REPORTING FROM CROI 2018
BOSTON (FRONTLINE MEDICAL NEWS) – Efavirenz-based antiretroviral therapy may significantly impair the effectiveness of vaginal ring contraceptives, investigators reported.
Over a 21-day period, levels of estrogen among women who used a vaginal ring (NuvaRing) while on efavirenz-based antiretroviral therapy (ART) were up to 79% lower, and levels of progestin were up to 57% lower, than in women with HIV infection who used the vaginal ring before starting ART, reported Kimberly K. Scarsi, PharmD , of the University of Nebraska, Omaha.
In contrast, women on an atazanavir-based ART regimen had lower estrogen levels than untreated controls who used a vaginal ring, but higher levels of progestin – the primary antiovulatory component of the ring – suggesting that it would retain contraceptive effectiveness, she said at the annual Conference on Retroviruses and Opportunistic Infections.
“In a broader context, these data can be applied to other drugs that behave similarly. So for example, erythromycins are also known to interfere with hormones in this way, as well as some anticonvulsant agents that may also impair the effectiveness of vaginal ring contraceptives,” she said at a brief, following her presentation of the data in an oral abstract session.
She noted that the findings have important implications for developers of vaginal rings designed to prevent HIV transmission as well as provide hormone-based contraception.
Dr. Scarsi and colleagues conducted a phase 2, international, nonrandomized, parallel pharmacokinetic study comparing levels of estrogen in the form of ethinyl estradiol (EE) and progestin in the form of etonogestrel among women with HIV infection who had not yet begun ART, as well as women on efavirenz- or atazanavir-based regimens.
Participants 16 years and older from centers in Africa, Asia, and North and South America were enrolled. The patients had to be willing to use a second, nonhormonal form of effective contraceptive, and if they were not on ART had to have CD4 cell counts of 350 cells/m3 or higher at screening. Participants on ART had to be on stable therapy for at least 30 days, and have HIV-1 RNA of 400 copies/mL or less.
A total of 25 control subjects, 25 women on efavirenz, and 24 on atazanavir were available for the primary pharmacokinetic analysis.
Over 21 days, EE levels among the efavirenz groups were 53%-57% lower than those of controls. Levels among the atazanavir groups were 29%-59% lower.

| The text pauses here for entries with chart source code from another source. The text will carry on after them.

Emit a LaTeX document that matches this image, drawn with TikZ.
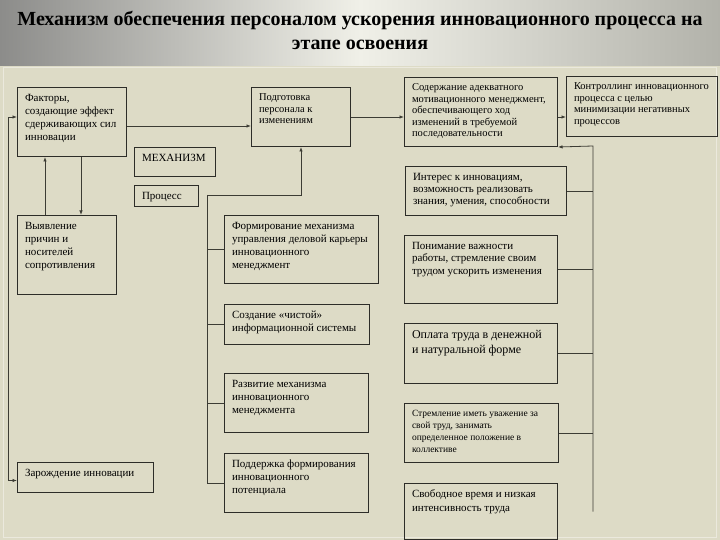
\documentclass[tikz,border=0pt]{standalone}
\usepackage{fontspec}
\setmainfont{Liberation Serif}
\usetikzlibrary{arrows.meta}
\definecolor{bg}{RGB}{221,219,198}
\definecolor{boxline}{RGB}{45,45,40}
\definecolor{linec}{RGB}{60,60,52}
\definecolor{bandL}{RGB}{140,140,138}
\definecolor{bandM}{RGB}{240,240,232}
\definecolor{bandR}{RGB}{178,178,170}
\newcommand{\boxtext}[3]{\parbox[t][\dimexpr#2pt-13pt\relax][t]{\dimexpr#1pt-15pt\relax}{#3}}
\begin{document}
\begin{tikzpicture}[
            x=1pt, y=-1pt,
            box/.style={draw=boxline, line width=1pt, anchor=north west, inner xsep=7.5pt, inner ysep=6.5pt, font=\fontsize{11}{13}\selectfont},
            rbox/.style={box, font=\fontsize{10.5}{11.5}\selectfont},
            conn/.style={draw=linec, line width=0.8pt},
            arr/.style={conn, -{Latex[length=4.5pt,width=3.5pt]}},
            both/.style={conn, {Latex[length=4.5pt,width=3.5pt]}-{Latex[length=4.5pt,width=3.5pt]}},
        ]
        \useasboundingbox (0,0) rectangle (720,540);
        \fill[bg] (0,0) rectangle (720,540);
        \shade[left color=bandL, right color=bandR, middle color=bandM] (0,0) rectangle (720,66);
        \draw[white!40!bg, line width=0.8pt] (3,67) rectangle (716,537);

        \node[font=\bfseries\fontsize{20}{24}\selectfont, align=center] (title) at (360,30) {Механизм обеспечения персоналом ускорения инновационного процесса на\\этапе освоения};

        % left column
        \node[box] (factors) at (17,87) {\boxtext{109}{69}{Факторы,\\создающие эффект\\сдерживающих сил\\инновации}};
        \node[box] (mech) at (134,147) {\boxtext{81}{29}{МЕХАНИЗМ}};
        \node[box] (proc) at (134,185) {\boxtext{64}{21}{Процесс}};
        \node[box] (reveal) at (17,215) {\boxtext{99}{79}{Выявление\\причин и\\носителей\\сопротивления}};
        \node[box] (rise) at (17,462) {\boxtext{136}{30}{Зарождение инновации}};

        % middle column
        \node[rbox] (prep) at (251,87) {\boxtext{99}{59}{Подготовка\\персонала к\\изменениям}};
        \node[box] (career) at (224,215) {\boxtext{154}{68}{Формирование механизма\\управления деловой карьеры\\инновационного\\менеджмент}};
        \node[box] (clean) at (224,304) {\boxtext{145}{40}{Создание «чистой»\\информационной системы}};
        \node[box] (develop) at (224,373) {\boxtext{144}{59}{Развитие механизма\\инновационного\\менеджмента}};
        \node[box] (support) at (224,453) {\boxtext{144}{59}{Поддержка формирования\\инновационного\\потенциала}};

        % right columns
        \node[rbox] (content) at (404,77) {\boxtext{153}{69}{Содержание адекватного\\мотивационного менеджмент,\\обеспечивающего ход\\изменений в требуемой\\последовательности}};
        \node[rbox] (control) at (566,76) {\boxtext{151}{60}{Контроллинг инновационного\\процесса с целью\\минимизации негативных\\процессов}};
        \node[box, font=\fontsize{11}{12}\selectfont] (interest) at (405,166) {\boxtext{161}{49}{Интерес к инновациям,\\возможность реализовать\\знания, умения, способности}};
        \node[box, font=\fontsize{11}{12.5}\selectfont] (understand) at (404,235) {\boxtext{153}{68}{Понимание важности\\работы, стремление своим\\трудом ускорить изменения}};
        \node[box, font=\fontsize{12}{15}\selectfont] (pay) at (404,323) {\boxtext{153}{60}{Оплата труда в денежной\\и натуральной форме}};
        \node[box, font=\fontsize{9.5}{12}\selectfont] (aspire) at (404,403) {\boxtext{154}{59}{Стремление иметь уважение за\\свой труд, занимать\\определенное положение в\\коллективе}};
        \node[box, font=\fontsize{11}{14}\selectfont] (free) at (404,483) {\boxtext{153}{56}{Свободное время и низкая\\интенсивность труда}};

        \draw[arr] ([yshift=-4pt]factors.east) -- ([yshift=-4pt]factors.east -| prep.west);
        \draw[arr] (prep.east) -- (prep.east -| content.west);
        \draw[arr] ([yshift=-5pt]content.east) -- ([yshift=-5pt]content.east -| control.west);
        \draw[arr] ([xshift=-22pt]reveal.north) -- ([xshift=-22pt]reveal.north |- factors.south);
        \draw[arr] ([xshift=14pt]reveal.north |- factors.south) -- ([xshift=14pt]reveal.north);

        \coordinate (leftbus) at (8,117);
        \draw[both] (leftbus -| factors.west) -- (leftbus) |- ([yshift=-3pt]rise.west);

        \coordinate (midbus) at (207,195);
        \draw[arr] (midbus) -| (prep.south);
        \draw[conn] (midbus) |- (support.west);
        \draw[conn] (midbus |- career.west) -- (career.west);
        \draw[conn] (midbus |- clean.west) -- (clean.west);
        \draw[conn] (midbus |- develop.west) -- (develop.west);

        \coordinate (rightbus) at (593,146);
        \draw[arr] (rightbus |- free.east) -- (rightbus) -- (content.south east);
        \draw[conn] (interest.east) -- (interest.east -| rightbus);
        \draw[conn] (understand.east) -- (understand.east -| rightbus);
        \draw[conn] (pay.east) -- (pay.east -| rightbus);
        \draw[conn] (aspire.east) -- (aspire.east -| rightbus);
\end{tikzpicture}
\end{document}
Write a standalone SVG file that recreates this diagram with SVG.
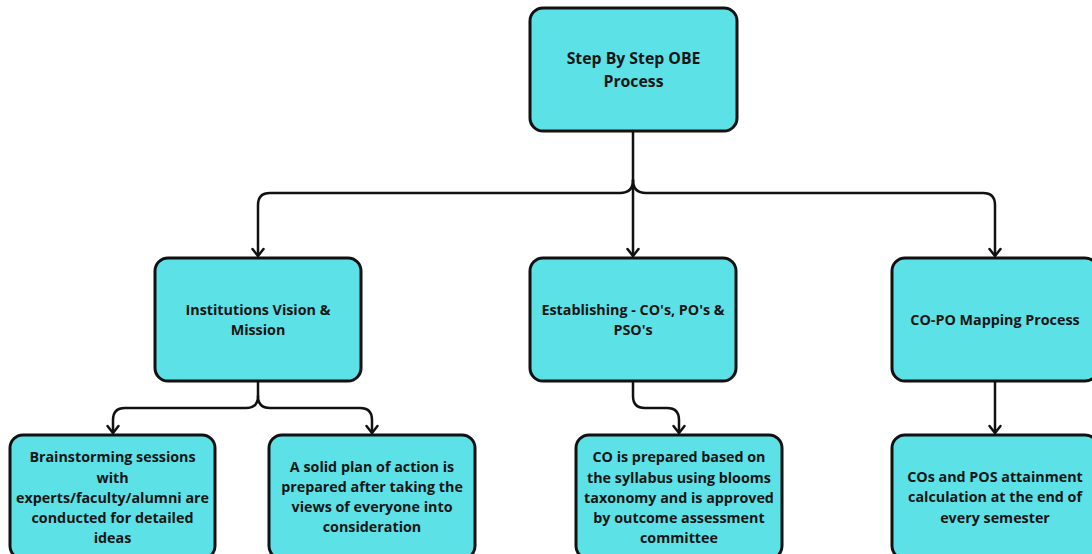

On days 7, 14, and 21, the EE geometric means ratios in efavirenz-treated patients versus controls were 0.47, 0.45, and 0.43, respectively (P less than .05 for each comparison).
In the atazanavir group, the EE geometric mean ratios versus controls at the same time points were 0.68 (P nonsignificant), 0.71 (P less than .05), and 0.65 (P less than .05).
For those in the efavirenz group, etonogestrel levels over 21 days were 76%-79% lower than in controls. In contrast, levels in the atazanavir group were 71%-79% higher than in controls.
The geometric mean ratios for the efavirenz group at 7, 14, and 21 days versus controls were 0.21, 0.22, and 0.24 (P less than .05 for all comparisons). In the atazanavir group, the respective geometric mean ratios were 1.71, 1.79, and 1.74 (P less than .05 for all comparisons).
Safety and tolerability of the ring, a secondary endpoint, was similar among the groups, with slightly more than one-fourth of participants in each arm having a mild adverse event, most commonly associated with abnormal vaginal discharge or menstrual irregularities such as spotting.
The investigators also looked at endogenous progesterone levels as a surrogate for ovulation. Although the ring’s package insert recommends to start using it within the first 5 days after the start of menses, the median enrollment time was 9 days after menses in all groups. Nonetheless, all participants in the control and atazanavir groups had undetectable progesterone values (less than 5 ng/mL) by day 14.
In contrast, among women in the efavirenz group, all women had undetectable progesterone values only at day 21.
The findings suggest that, when considering contraception and ART in HIV-infected women, developers of intravaginally administered drugs should consider systemic drug-drug interactions, because hormones released from a vaginal ring are extensively absorbed and act systemically. It is also important to consider local drug-drug interactions with the microbiome, because although it is known that dapivirine released from a vaginal ring can concentrate in the vaginal tract, possible interactions with the local microbiome, local drug transporters, and local drug-metabolizing enzymes are not known, Dr. Scarsi cautioned.
The study was supported by the National Institutes of Health. Merck provided the vaginal ring used in the study. Dr. Scarsi reported having no conflicts of interest to disclose.